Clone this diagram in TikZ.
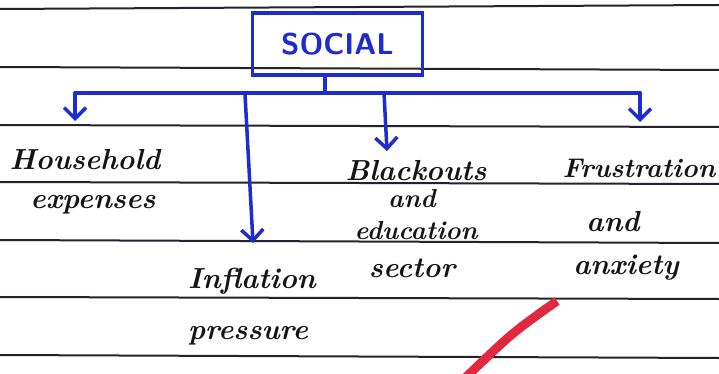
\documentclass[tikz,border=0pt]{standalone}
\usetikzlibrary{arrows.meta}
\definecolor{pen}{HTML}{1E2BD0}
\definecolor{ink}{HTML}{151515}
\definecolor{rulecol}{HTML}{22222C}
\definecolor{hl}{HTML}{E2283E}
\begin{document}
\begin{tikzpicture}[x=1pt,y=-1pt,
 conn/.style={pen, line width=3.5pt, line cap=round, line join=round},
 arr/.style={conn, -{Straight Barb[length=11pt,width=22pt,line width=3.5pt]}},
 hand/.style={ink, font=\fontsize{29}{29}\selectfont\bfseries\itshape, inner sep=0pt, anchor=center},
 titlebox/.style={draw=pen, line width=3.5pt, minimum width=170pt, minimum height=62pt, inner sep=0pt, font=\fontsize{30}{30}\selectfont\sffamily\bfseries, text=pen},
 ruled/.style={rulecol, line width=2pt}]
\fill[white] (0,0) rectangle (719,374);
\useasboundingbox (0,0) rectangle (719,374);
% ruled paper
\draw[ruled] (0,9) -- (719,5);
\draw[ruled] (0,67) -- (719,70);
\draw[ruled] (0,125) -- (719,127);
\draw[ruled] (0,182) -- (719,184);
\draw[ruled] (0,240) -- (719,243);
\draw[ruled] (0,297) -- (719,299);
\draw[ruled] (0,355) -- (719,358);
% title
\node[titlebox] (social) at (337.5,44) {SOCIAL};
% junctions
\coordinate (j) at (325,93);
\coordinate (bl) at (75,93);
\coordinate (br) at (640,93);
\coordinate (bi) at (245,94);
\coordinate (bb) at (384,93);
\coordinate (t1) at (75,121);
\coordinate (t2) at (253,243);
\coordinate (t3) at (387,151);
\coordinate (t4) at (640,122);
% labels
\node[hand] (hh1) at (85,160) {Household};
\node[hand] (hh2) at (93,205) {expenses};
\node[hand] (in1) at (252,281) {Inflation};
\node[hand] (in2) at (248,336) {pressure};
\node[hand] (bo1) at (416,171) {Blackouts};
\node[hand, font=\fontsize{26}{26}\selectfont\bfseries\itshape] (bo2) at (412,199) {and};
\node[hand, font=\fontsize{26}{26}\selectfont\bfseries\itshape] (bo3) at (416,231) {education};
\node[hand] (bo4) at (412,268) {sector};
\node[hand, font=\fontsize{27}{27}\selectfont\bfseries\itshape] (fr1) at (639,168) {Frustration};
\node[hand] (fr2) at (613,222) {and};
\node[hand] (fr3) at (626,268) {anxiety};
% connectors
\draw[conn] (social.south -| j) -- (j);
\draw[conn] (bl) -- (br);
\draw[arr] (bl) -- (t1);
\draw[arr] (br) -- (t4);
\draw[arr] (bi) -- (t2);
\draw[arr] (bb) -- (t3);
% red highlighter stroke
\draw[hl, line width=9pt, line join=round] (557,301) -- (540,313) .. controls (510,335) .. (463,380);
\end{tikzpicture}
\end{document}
________________________
**What is being asked:** Word for word, quote the lines above. Omit the pictures.

**Response:**
Clone this diagram in TikZ.
\documentclass[tikz,border=0pt]{standalone}
\usetikzlibrary{arrows.meta}
\definecolor{pen}{HTML}{1E2BD0}
\definecolor{ink}{HTML}{151515}
\definecolor{rulecol}{HTML}{22222C}
\definecolor{hl}{HTML}{E2283E}
\begin{document}
\begin{tikzpicture}[x=1pt,y=-1pt,
 conn/.style={pen, line width=3.5pt, line cap=round, line join=round},
 arr/.style={conn, -{Straight Barb[length=11pt,width=22pt,line width=3.5pt]}},
 hand/.style={ink, font=\fontsize{29}{29}\selectfont\bfseries\itshape, inner sep=0pt, anchor=center},
 titlebox/.style={draw=pen, line width=3.5pt, minimum width=170pt, minimum height=62pt, inner sep=0pt, font=\fontsize{30}{30}\selectfont\sffamily\bfseries, text=pen},
 ruled/.style={rulecol, line width=2pt}]
\fill[white] (0,0) rectangle (719,374);
\useasboundingbox (0,0) rectangle (719,374);
% ruled paper
\draw[ruled] (0,9) -- (719,5);
\draw[ruled] (0,67) -- (719,70);
\draw[ruled] (0,125) -- (719,127);
\draw[ruled] (0,182) -- (719,184);
\draw[ruled] (0,240) -- (719,243);
\draw[ruled] (0,297) -- (719,299);
\draw[ruled] (0,355) -- (719,358);
% title
\node[titlebox] (social) at (337.5,44) {SOCIAL};
% junctions
\coordinate (j) at (325,93);
\coordinate (bl) at (75,93);
\coordinate (br) at (640,93);
\coordinate (bi) at (245,94);
\coordinate (bb) at (384,93);
\coordinate (t1) at (75,121);
\coordinate (t2) at (253,243);
\coordinate (t3) at (387,151);
\coordinate (t4) at (640,122);
% labels
\node[hand] (hh1) at (85,160) {Household};
\node[hand] (hh2) at (93,205) {expenses};
\node[hand] (in1) at (252,281) {Inflation};
\node[hand] (in2) at (248,336) {pressure};
\node[hand] (bo1) at (416,171) {Blackouts};
\node[hand, font=\fontsize{26}{26}\selectfont\bfseries\itshape] (bo2) at (412,199) {and};
\node[hand, font=\fontsize{26}{26}\selectfont\bfseries\itshape] (bo3) at (416,231) {education};
\node[hand] (bo4) at (412,268) {sector};
\node[hand, font=\fontsize{27}{27}\selectfont\bfseries\itshape] (fr1) at (639,168) {Frustration};
\node[hand] (fr2) at (613,222) {and};
\node[hand] (fr3) at (626,268) {anxiety};
% connectors
\draw[conn] (social.south -| j) -- (j);
\draw[conn] (bl) -- (br);
\draw[arr] (bl) -- (t1);
\draw[arr] (br) -- (t4);
\draw[arr] (bi) -- (t2);
\draw[arr] (bb) -- (t3);
% red highlighter stroke
\draw[hl, line width=9pt, line join=round] (557,301) -- (540,313) .. controls (510,335) .. (463,380);
\end{tikzpicture}
\end{document}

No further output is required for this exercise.